Diz-se, na gíria popular, que o Sol, quando nasce, é para todos.
E uma pandemia? Quando nasce é para todos? Para todos e todas de igual forma?
As medidas tomadas pelo governo, ao declarar o Estado de Emergência, deixam a descoberto, de forma ainda mais gritante, a fragilidade do tecido social angolano.
A hipótese de se poder contar com um sistema público de Saúde, com fornecimento de água regular em todas as casas ou de apoio social às famílias é nula.
Para milhares de mulheres e homens, cuja forma de subsistência depende do sector informal, a ideia de distanciamento social ou de quarentena é um luxo que não podem alcançar. Sair para vender e correr o risco de ser contagiado por um vírus, ou não sair e não garantir uma refeição diária, fica no nível de decisão que deixa de ser uma indecisão: a resposta é que se vai sair, vai-se para a rua, ainda com mais perigos do que os habituais – tendo em conta a atitude violenta das forças policiais, que têm sido documentadas em vídeos amadores – e arrisca-se o vírus em troca de uma refeição e alguns kwanzas no bolso.
A maioria dos angolanos participa no sector informal ou porque é o seu único meio de subsistência ou porque recorre a este ramo para adquirir bens e serviços. Do lado de quem tem, no sector informal, a sua forma de obter rendimento, a maioria, segundo dados do Instituto Nacional de Estatística, são mulheres que, todos os dias, invadem as praças e as ruas com bancas, banheiras e fardos.
Elas são as principais provedoras da família e para quase todas, a venda dos produtos é transformada em bens de primeira necessidade que diariamente alimentam, vestem e educam os filhos, mesmo quando se continua a atribuir ao homem o papel de chefe de família.
Por isso a pergunta: uma pandemia, quando nasce, é para todos? Todas as pessoas terão contas a fazer, situações difíceis (e os sofrimentos não se comparam), mas a possibilidade de garantir uma refeição, armazenar comida ou ter uma garrafa de gás suplente, não é para todos. Muito menos para todas.

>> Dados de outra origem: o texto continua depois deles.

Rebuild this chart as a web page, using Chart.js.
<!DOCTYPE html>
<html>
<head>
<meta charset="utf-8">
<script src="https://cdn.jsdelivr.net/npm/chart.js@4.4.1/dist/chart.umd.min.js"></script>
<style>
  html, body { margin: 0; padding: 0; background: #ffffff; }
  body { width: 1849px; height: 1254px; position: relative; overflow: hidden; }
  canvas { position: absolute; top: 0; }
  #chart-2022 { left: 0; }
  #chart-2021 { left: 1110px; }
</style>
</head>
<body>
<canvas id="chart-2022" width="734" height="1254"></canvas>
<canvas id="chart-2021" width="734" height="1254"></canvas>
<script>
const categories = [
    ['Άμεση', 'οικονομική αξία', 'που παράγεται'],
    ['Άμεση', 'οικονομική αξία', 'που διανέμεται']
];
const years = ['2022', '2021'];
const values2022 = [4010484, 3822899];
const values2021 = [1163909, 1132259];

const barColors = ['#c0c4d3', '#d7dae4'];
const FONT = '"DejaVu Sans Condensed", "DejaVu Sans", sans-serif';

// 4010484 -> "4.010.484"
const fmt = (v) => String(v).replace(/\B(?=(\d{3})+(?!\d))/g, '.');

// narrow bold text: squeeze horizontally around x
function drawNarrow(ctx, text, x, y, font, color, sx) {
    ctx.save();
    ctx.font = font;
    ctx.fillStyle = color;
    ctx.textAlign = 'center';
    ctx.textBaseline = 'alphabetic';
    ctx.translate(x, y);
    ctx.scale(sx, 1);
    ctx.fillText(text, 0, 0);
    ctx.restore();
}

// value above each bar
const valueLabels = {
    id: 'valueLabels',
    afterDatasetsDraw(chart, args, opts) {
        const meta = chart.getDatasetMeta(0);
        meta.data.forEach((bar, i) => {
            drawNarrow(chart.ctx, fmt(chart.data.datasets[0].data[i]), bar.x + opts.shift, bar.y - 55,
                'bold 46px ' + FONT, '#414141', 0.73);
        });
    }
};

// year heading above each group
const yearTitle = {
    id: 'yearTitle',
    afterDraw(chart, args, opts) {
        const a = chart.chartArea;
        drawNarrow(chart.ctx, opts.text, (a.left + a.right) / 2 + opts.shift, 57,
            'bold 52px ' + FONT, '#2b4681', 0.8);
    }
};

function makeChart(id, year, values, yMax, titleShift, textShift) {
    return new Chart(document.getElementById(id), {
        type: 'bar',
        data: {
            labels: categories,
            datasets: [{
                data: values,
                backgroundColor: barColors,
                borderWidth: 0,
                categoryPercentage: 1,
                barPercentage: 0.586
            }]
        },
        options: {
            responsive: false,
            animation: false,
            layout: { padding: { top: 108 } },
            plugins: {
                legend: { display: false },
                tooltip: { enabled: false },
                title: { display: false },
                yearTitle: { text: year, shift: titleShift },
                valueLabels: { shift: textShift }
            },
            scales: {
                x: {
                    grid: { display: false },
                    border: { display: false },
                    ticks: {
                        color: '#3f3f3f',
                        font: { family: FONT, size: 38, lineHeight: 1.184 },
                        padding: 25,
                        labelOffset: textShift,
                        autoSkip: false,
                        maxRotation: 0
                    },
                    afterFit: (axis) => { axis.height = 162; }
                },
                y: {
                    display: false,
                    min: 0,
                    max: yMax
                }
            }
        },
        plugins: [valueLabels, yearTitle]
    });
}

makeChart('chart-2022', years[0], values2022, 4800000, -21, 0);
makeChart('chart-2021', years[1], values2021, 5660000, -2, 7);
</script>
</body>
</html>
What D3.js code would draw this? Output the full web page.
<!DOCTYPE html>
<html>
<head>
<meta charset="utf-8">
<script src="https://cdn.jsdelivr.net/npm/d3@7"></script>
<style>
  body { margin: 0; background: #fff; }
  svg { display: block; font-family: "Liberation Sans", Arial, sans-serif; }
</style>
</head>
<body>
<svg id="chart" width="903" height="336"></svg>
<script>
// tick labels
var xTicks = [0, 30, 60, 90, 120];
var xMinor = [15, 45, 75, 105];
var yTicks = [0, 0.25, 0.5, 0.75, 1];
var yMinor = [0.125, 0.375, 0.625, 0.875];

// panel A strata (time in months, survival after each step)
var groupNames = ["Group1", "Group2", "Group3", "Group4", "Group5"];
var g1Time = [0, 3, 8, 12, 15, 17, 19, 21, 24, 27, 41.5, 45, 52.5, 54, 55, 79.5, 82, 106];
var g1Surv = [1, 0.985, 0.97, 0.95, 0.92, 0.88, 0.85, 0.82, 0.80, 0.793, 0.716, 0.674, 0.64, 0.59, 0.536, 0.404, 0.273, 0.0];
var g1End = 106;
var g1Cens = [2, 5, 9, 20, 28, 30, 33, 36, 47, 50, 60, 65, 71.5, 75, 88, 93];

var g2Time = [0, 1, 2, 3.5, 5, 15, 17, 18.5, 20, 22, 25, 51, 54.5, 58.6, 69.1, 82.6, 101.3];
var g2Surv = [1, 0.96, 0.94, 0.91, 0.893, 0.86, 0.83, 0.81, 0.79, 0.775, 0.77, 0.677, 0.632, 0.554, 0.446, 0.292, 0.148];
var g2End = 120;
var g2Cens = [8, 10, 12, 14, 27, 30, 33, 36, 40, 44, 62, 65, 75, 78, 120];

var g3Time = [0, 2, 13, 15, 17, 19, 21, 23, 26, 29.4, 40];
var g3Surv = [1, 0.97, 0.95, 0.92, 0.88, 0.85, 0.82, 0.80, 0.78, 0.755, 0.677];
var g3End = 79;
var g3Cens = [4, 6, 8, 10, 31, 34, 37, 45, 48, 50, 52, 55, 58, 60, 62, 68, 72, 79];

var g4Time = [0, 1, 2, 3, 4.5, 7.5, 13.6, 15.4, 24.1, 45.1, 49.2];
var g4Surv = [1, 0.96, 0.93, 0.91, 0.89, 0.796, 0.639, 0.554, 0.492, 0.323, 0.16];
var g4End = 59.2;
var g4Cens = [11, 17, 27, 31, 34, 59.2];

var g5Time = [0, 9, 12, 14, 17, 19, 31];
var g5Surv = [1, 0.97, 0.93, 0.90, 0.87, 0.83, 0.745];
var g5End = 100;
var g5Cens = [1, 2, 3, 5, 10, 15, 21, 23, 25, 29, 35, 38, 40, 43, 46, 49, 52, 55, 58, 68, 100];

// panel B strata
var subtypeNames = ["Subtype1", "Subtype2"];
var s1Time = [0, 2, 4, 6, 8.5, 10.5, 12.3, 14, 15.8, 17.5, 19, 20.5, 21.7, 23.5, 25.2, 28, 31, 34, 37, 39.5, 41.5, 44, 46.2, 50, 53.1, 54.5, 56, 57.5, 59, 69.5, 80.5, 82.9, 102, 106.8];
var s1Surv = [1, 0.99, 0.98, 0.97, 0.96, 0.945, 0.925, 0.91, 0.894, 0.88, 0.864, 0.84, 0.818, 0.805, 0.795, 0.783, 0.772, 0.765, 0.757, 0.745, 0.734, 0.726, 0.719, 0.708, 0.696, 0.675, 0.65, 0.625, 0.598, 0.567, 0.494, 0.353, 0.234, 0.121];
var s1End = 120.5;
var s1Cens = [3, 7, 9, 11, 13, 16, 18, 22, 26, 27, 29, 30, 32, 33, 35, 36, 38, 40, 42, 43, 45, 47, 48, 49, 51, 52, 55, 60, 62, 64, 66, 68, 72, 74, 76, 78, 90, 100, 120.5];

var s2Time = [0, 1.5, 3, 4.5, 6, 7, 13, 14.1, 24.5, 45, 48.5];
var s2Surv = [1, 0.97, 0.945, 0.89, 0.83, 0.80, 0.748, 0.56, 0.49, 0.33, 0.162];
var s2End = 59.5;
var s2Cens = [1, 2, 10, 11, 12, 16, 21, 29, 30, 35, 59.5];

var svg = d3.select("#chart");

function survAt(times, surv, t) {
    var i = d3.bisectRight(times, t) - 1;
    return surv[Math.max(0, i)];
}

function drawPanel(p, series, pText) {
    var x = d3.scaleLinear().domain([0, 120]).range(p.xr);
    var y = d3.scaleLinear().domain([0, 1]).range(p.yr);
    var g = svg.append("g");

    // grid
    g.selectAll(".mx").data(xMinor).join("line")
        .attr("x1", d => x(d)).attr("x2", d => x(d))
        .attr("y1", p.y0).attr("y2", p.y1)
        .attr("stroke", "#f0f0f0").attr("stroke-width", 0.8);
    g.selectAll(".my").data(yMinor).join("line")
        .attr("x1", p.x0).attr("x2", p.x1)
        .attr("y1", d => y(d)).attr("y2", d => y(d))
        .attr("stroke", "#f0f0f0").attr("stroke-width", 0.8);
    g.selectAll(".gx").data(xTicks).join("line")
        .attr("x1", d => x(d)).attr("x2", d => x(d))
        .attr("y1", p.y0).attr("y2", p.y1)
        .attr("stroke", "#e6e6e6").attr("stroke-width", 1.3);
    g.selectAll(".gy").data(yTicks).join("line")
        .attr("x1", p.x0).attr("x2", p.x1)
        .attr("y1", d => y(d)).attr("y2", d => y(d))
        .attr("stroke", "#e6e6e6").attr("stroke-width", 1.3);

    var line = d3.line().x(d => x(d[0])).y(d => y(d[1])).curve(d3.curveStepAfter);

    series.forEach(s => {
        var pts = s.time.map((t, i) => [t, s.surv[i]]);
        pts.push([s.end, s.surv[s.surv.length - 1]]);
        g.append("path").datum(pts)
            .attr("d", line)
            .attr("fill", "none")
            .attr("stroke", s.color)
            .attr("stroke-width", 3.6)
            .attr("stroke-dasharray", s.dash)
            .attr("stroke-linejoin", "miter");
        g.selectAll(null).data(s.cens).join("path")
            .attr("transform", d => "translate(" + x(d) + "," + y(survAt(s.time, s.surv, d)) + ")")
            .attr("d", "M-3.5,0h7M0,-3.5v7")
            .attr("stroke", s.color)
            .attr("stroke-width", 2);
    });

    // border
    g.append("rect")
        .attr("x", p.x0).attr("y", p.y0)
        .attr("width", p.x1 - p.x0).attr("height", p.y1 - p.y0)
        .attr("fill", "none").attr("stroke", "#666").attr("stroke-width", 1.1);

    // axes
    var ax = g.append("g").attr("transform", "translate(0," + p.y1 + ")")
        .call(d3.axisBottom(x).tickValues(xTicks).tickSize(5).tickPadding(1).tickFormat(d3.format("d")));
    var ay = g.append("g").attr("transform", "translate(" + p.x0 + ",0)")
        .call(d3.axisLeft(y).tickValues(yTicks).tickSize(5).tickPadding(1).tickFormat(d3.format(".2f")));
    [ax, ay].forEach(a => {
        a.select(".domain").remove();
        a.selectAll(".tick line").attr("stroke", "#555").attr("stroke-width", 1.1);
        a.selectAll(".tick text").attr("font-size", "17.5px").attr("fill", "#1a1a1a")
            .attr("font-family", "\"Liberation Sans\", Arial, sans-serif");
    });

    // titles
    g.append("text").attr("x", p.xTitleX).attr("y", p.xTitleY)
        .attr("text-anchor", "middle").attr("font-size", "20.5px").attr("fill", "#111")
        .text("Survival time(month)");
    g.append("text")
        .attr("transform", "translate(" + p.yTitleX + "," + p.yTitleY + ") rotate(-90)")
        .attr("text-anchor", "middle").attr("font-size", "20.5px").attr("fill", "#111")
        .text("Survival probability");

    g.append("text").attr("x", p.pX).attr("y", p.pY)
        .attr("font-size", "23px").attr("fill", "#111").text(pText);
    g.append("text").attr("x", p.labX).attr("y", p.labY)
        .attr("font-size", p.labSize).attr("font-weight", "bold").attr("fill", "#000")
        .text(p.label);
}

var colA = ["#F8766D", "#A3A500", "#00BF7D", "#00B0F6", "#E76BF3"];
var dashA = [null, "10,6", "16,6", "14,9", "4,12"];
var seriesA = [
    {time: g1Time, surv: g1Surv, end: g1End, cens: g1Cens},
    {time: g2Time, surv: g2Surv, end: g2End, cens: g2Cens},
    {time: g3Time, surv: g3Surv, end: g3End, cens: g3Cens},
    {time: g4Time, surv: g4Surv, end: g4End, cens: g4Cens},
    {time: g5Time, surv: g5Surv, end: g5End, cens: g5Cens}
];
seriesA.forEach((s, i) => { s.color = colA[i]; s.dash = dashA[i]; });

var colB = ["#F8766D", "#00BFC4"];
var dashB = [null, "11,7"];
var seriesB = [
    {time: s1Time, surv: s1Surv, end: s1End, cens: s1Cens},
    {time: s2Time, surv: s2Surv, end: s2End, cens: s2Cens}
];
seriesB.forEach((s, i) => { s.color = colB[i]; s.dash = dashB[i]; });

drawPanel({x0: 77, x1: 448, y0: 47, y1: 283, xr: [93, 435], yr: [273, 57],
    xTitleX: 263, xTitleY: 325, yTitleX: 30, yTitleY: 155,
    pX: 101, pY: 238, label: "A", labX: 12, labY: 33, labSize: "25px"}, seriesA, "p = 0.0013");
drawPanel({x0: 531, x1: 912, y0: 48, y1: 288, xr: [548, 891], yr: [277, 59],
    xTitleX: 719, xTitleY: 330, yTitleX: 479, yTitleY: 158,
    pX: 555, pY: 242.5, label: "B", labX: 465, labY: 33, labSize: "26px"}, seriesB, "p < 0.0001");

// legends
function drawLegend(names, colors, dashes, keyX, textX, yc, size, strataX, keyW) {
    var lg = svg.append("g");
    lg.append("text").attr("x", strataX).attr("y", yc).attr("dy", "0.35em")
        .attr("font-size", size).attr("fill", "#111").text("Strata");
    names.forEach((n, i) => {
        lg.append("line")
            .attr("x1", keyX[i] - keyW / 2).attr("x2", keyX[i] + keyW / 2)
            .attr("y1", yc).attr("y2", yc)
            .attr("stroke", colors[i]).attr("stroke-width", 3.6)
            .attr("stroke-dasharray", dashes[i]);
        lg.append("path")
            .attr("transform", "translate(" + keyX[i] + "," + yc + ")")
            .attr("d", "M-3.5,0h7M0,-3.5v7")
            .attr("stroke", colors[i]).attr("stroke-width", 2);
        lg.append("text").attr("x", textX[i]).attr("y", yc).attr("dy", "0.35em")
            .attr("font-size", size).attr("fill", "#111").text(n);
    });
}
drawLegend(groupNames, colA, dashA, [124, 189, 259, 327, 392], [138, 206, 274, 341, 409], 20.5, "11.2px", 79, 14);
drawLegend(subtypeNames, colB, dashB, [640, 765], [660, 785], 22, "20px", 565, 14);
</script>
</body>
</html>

O sector informal é precário e será, durante um estado de emergência, em que cada vez mais pessoas perdem o rendimento diário, especialmente o grupo que se dedica ao comércio informal, que não foi proibido, mas muito condicionado.
Nos últimos dias, assistimos à movimentação de pessoas inquietas porque não podem ficar em casa, onde não há pão nem água e à irritação visível das autoridades que, sem pudor, engrossam a voz e desferem ameaças. E desta forma, esperam travar milhares de mulheres que com o seu trabalho, alimentam agregados familiares e muitas crianças, sem qualquer tipo de apoio, de resto algo que para o sector informal, nunca existiu.
A estas mulheres, o governo diz: Fiquem em casa e esperem pelo Programa de Fortalecimento da Protecção Social anunciado agora, que dizem poder beneficiar cerca de um milhão e seiscentas famílias nos municípios mais pobres do país através de apoio monetário e/ou incluí-las em actividades geradoras de rendimento.
Mas o que foi preparado, por Políticas Públicas de continuidade, para que, mesmo sem ameaças de vírus inesperados, a população mais vulnerável não fique à mercê de acontecimentos que ultrapassam a sua capacidade de resolução?
Infelizmente o quadro é este: Muitas mulheres e crianças continuam sem Registo Civil e sem Bilhete de Identidade, o que à partida não possibilita conhecer realmente os agregados familiares e distribuir apoios financeiros com justiça. Por outra, apesar do sector informal, empregar muitas mulheres, não há descontos regulares à Segurança Social, logo também não há acesso a reforma, apoios sociais ou apoio na maternidade…
Além da contenção da pandemia, Angola é hoje, mais do que nunca, desafiada a combater a indiferença do que propor programas desfasados da realidade da sua população. Não se pode exigir de uma mãe que deixe de vender na praça. Mas pode-se exigir de um Estado que cuide dos mais vulneráveis.